Hebrews 8:12
For I will be merciful to their unrighteousness, and their sins and their iniquities will I remember no more.
Cross-reference
In Hebrews 10:17, the same promise is repeated verbatim, reinforcing the certainty of the new covenant's complete forgiveness.
1 John 2:2 states Jesus is the propitiation for sins, revealing the atoning basis for God not remembering sins.
Isaiah 43:25 directly states God will not remember sins, a parallel promise to the new covenant quoted here.
1 John 1:7-9 expands on how forgiveness is applied—through confession and Christ's cleansing blood—supporting the promise.
Jeremiah 33:8 promises cleansing and forgiveness of all iniquity, closely related to the new covenant declaration.
Micah 7:19 says God will cast all our sins into the sea, a vivid image of the removal described here.

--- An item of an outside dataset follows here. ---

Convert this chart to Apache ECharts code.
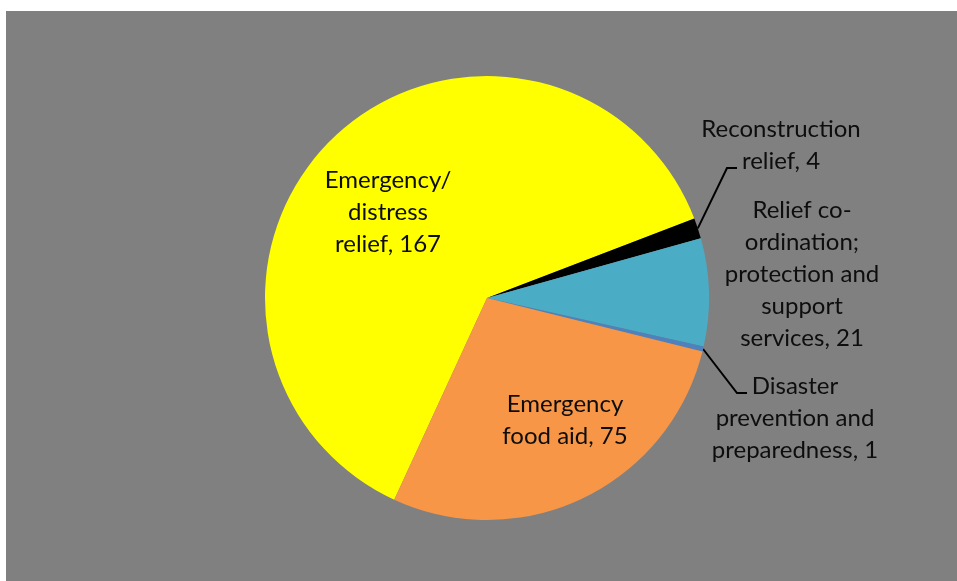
<!DOCTYPE html>
<html>
<head>
<meta charset="utf-8">
<script src="https://cdn.jsdelivr.net/npm/echarts@6/dist/echarts.min.js"></script>
<style>
  html, body { margin: 0; padding: 0; background: #ffffff; }
  #chart { position: absolute; left: 6px; top: 11px; width: 951px; height: 570px; }
</style>
</head>
<body>
<div id="chart"></div>
<script>
// Humanitarian spending by purpose type (US$ millions)
const categories = [
  'Emergency/\ndistress\nrelief',
  'Reconstruction\nrelief',
  'Relief co-\nordination;\nprotection and\nsupport\nservices',
  'Disaster\nprevention and\npreparedness',
  'Emergency\nfood aid'
];
const values = [167, 4, 21, 1, 75];
const colors = ['#ffff00', '#000000', '#4bacc6', '#4f81bd', '#f79646'];

// label anchor (centre of the text block) and optional leader-line end, per slice
const labelPlace = [
  { x: 382, y: 201 },
  { x: 775, y: 134, lead: [-44, 23] },
  { x: 796, y: 263 },
  { x: 789, y: 407, lead: [-48, -25] },
  { x: 559, y: 409 }
];

const chart = echarts.init(document.getElementById('chart'));

const data = categories.map((name, i) => ({
  name: name,
  value: values[i],
  itemStyle: { color: colors[i] },
  labelLine: { show: !!labelPlace[i].lead }
}));

chart.setOption({
  backgroundColor: '#808080',
  animation: false,
  series: [{
    type: 'pie',
    center: [481, 287],
    radius: 222,
    startAngle: -114.7,
    clockwise: true,
    avoidLabelOverlap: false,
    itemStyle: { borderWidth: 0 },
    label: {
      show: true,
      position: 'outside',
      formatter: p => p.name + ', ' + p.value,
      fontFamily: 'Lato, "Open Sans", sans-serif',
      fontSize: 24,
      lineHeight: 32,
      color: '#0d0d0d',
      align: 'center'
    },
    labelLine: {
      show: true,
      length: 10,
      length2: 10,
      smooth: false,
      lineStyle: { color: '#000000', width: 2 }
    },
    labelLayout: function (params) {
      const place = labelPlace[params.dataIndex];
      const out = { x: place.x, y: place.y, align: 'center', verticalAlign: 'middle' };
      if (place.lead && params.labelLinePoints) {
        const start = params.labelLinePoints[0];
        const end = [place.x + place.lead[0], place.y + place.lead[1]];
        out.labelLinePoints = [start, [end[0] - 10, end[1]], end];
      }
      return out;
    },
    data: data
  }]
});
</script>
</body>
</html>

Colossians 1:14 directly links redemption and forgiveness, echoing the pardon God declares in Hebrews 8:12.
Ephesians 1:7 specifies the means (Christ's blood) and basis (grace) for the forgiveness promised in Hebrews 8:12.

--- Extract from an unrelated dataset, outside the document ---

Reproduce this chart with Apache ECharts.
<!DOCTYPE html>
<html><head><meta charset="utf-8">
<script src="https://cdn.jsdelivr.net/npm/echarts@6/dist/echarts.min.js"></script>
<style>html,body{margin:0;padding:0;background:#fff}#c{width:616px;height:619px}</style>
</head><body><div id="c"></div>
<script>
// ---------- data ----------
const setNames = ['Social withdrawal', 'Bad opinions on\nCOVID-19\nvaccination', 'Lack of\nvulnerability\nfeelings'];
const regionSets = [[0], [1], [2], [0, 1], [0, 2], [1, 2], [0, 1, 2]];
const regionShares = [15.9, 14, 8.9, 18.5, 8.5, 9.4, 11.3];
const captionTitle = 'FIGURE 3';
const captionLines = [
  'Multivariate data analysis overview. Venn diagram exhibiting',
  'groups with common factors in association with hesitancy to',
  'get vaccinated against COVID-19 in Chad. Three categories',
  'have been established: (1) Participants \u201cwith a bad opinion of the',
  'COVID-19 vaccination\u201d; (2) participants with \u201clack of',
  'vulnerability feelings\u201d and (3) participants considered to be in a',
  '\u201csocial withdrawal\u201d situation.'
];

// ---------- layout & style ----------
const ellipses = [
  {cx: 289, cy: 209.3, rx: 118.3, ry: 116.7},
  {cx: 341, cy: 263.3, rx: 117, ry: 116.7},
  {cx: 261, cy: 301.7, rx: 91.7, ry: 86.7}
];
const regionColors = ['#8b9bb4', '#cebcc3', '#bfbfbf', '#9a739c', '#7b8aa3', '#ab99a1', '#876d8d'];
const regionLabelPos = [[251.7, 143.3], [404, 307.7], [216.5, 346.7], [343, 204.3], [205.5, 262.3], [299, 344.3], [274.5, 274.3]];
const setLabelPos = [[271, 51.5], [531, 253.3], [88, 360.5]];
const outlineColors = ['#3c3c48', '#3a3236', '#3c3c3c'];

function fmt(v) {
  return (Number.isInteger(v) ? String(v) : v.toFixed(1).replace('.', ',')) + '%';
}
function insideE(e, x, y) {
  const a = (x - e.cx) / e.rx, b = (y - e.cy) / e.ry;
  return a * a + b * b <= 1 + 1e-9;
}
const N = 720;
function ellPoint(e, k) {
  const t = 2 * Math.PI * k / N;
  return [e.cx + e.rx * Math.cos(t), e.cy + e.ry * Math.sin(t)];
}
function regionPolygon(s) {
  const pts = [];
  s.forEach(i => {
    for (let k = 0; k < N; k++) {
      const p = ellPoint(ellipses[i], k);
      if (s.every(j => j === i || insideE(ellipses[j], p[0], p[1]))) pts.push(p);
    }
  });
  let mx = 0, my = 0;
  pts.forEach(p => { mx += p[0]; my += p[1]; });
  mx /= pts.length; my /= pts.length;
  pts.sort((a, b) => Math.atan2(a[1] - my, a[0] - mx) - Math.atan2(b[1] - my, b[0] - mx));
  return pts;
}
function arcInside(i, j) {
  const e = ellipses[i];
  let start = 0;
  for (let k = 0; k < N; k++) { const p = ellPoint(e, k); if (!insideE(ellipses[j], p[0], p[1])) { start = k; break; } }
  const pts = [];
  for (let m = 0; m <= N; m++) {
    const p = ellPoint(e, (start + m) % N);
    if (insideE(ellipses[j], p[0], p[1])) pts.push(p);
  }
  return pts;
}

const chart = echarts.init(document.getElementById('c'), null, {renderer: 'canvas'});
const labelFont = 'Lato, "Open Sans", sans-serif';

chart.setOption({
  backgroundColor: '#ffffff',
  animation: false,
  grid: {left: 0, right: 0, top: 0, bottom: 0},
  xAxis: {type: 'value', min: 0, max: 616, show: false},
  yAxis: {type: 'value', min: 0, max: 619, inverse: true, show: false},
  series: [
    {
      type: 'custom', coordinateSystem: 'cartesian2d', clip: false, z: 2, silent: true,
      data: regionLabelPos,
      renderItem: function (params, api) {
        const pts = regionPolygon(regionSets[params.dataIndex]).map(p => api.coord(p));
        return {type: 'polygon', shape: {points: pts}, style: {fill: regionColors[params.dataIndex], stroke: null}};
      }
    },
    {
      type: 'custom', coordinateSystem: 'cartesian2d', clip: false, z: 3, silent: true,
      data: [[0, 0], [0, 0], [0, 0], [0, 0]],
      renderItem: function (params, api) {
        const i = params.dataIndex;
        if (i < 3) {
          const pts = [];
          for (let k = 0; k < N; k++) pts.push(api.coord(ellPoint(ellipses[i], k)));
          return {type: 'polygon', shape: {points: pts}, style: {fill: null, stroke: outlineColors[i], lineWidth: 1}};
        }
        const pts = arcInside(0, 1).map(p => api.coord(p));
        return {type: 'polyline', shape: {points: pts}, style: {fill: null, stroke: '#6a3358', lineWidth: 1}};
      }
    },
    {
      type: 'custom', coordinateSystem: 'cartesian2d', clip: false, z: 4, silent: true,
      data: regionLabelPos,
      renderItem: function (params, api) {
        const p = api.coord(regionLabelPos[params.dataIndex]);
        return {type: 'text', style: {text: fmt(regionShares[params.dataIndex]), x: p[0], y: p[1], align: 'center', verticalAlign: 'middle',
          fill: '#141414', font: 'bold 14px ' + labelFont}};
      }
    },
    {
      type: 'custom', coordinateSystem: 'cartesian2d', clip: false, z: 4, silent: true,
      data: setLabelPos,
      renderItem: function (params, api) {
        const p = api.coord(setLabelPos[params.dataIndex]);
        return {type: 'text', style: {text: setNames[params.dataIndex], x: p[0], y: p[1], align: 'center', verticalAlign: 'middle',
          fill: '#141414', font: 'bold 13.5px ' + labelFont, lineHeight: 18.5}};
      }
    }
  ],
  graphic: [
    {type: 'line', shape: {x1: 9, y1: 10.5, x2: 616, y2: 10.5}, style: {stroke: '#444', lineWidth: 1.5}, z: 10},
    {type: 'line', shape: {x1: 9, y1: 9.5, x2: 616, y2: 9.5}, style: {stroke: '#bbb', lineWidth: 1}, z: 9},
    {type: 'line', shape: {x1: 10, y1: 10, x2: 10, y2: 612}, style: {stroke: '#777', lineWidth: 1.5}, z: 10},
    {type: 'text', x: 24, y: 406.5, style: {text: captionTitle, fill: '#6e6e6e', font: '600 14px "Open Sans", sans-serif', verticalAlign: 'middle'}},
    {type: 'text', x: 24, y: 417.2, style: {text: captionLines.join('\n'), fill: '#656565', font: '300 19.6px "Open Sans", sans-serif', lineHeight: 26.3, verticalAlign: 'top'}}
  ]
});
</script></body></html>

Acts 13:38 proclaims forgiveness through Jesus, which is the fulfillment of the new covenant promise quoted here.
Romans 11:27 echoes the same new covenant promise—God taking away sins—reinforcing the certainty of forgiveness.
Jeremiah 14:10 shows God remembering and punishing sin—the opposite of the new covenant promise of forgetting.
Jeremiah 31:34 is the exact OT source quoted here—God promises to remember sins no more under the new covenant.
Zechariah 3:4 shows God removing Joshua's filthy garments — a symbolic cleansing from iniquity, paralleling God's promise to remember sins no more.
Luke 18:13 features the publican's plea for mercy — a direct example of the kind of repentance met by God's promise to remember sins no more.
Psalm 25:7 echoes the plea for God not to remember sins, but it's a personal prayer, not a covenant promise.
Jeremiah 50:20 declares that sin will be sought but not found, reflecting the same complete pardon.
Isaiah 44:22 uses the image of blotting out sins like a cloud, similarly expressing complete forgiveness.
1 John 2:1 introduces Jesus as an advocate for when believers sin, complementing the merciful forgetting of sins.
Psalm 65:3 speaks of atonement for transgressions, which underlies the promise here that sins are not remembered.